Getting the chance to attend the United Nations General assembly 73rd session (UNGA73) in New York was the most exciting opportunity I have ever had at the age of 23.
As a young person, my views and opinions were being heard in high-level events and I was able to represent the voice of millions of young people at an international level.
Being able to attend the UNGA and take part in such important events was very motivational. The week gave me the chance to share my own work on towards SDG 5 in Tanzania, which focuses on Gender Violence. I was also able to share the opinions of other young people I had worked with in Tanzania. It was one of the safest spaces I have ever been in as a young person.
The UNGA gave me an opportunity to meet different people from all over the world with interesting ideas. I got to meet decision makers, public figures, stakeholders and other partners whom I was able to share my work and views with as we discussed meaningful ways to change the world.
The launch of the first ever UN Youth Strategy was the most exciting event of my UNGA experience.

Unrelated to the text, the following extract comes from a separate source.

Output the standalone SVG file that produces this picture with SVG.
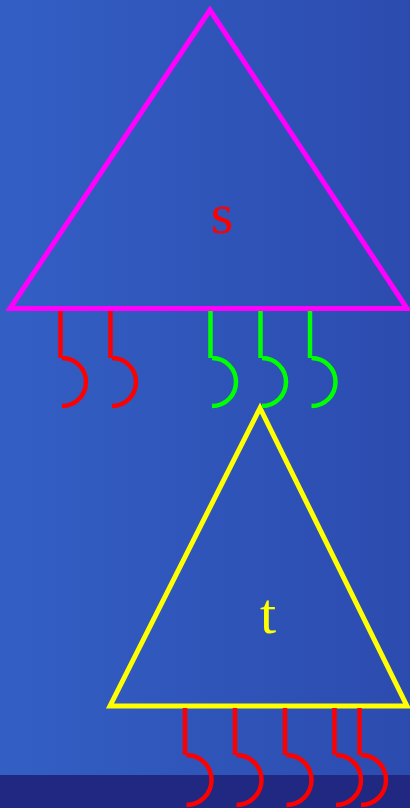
<svg xmlns="http://www.w3.org/2000/svg" width="410" height="808" viewBox="0 0 410 808">
<defs>
<linearGradient id="bg" x1="0" y1="0" x2="1" y2="0">
<stop offset="0" stop-color="#335FC4"/>
<stop offset="1" stop-color="#2C4BAF"/>
</linearGradient>
</defs>
<style>
.tri{fill:none;stroke-width:5;stroke-linejoin:miter}
.hook{fill:none;stroke-width:4.5}
.lbl{font-family:"Liberation Serif",serif;font-size:58px;text-anchor:middle}
</style>
<rect x="0" y="0" width="410" height="808" fill="url(#bg)"/>
<rect x="0" y="775" width="410" height="33" fill="#202882"/>
<g id="node-s">
<polygon class="tri" stroke="#FF00FF" points="210,10 10,308.5 407,308.5"/>
<text class="lbl" x="222" y="233" fill="#FF0000">s</text>
</g>
<g id="node-t">
<polygon class="tri" stroke="#FFFF00" points="260,408 110,706 407,706"/>
<text class="lbl" x="268" y="633" fill="#FFFF00">t</text>
</g>
<g id="connectors">
<g stroke="#FF0000" class="hook">
<path class="hook" d="M60.5,311 V358 M62,358 A24,24 0 0 1 62,406"/>
<path class="hook" d="M110.5,311 V358 M112,358 A24,24 0 0 1 112,406"/>
</g>
<g stroke="#00FF00">
<path class="hook" d="M210.5,311 V358 M212,358 A24,24 0 0 1 212,406"/>
<path class="hook" d="M260.5,311 V358 M262,358 A24,24 0 0 1 262,406"/>
<path class="hook" d="M310,311 V358 M311.5,358 A24,24 0 0 1 311.5,406"/>
</g>
<g stroke="#FF0000">
<path class="hook" d="M185,708 V755 M186.5,755 A25,25 0 0 1 186.5,805"/>
<path class="hook" d="M235,708 V755 M236.5,755 A25,25 0 0 1 236.5,805"/>
<path class="hook" d="M285,708 V755 M286.5,755 A25,25 0 0 1 286.5,805"/>
<path class="hook" d="M334.5,708 V755 M336,755 A25,25 0 0 1 336,805"/>
<path class="hook" d="M359.5,708 V755 M361,755 A25,25 0 0 1 361,805"/>
</g>
</g>
</svg>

I was very glad to be at the launch with so many young people and hear firsthand the details of the UN’s focus on young people.
Meeting with youth from different parts of the world, seeing how excited they were and getting to speak on issues we face was overwhelming. It made me realise that when it comes to decision making, young people need involvement. We do not need the world to change for us, we need to be the ones to change the world.
As much as I was excited about attending the UNGA I was pretty disappointed by the lack of young people on the formal event panels. I think a wider range of youth representation needs to be addressed in such global platforms.
Every day at the UNGA was new, it was full of learning, sharing, networking and fun. One thing I have seen for sure is, young people now more than ever are so ready to spin the wheel and create changes to commit to making the world a better place. I believe as young people we can change the world, we just need more safe spaces to articulate what we can do.
Aisha Matiko is a Gates Foundation Youth Accountability Advocate from Tanzania. She is working on collecting data on gender equality and access to family planning with a focus on gender-based violence to hold governments to account on their commitments to the Sustainable Development Goal 5.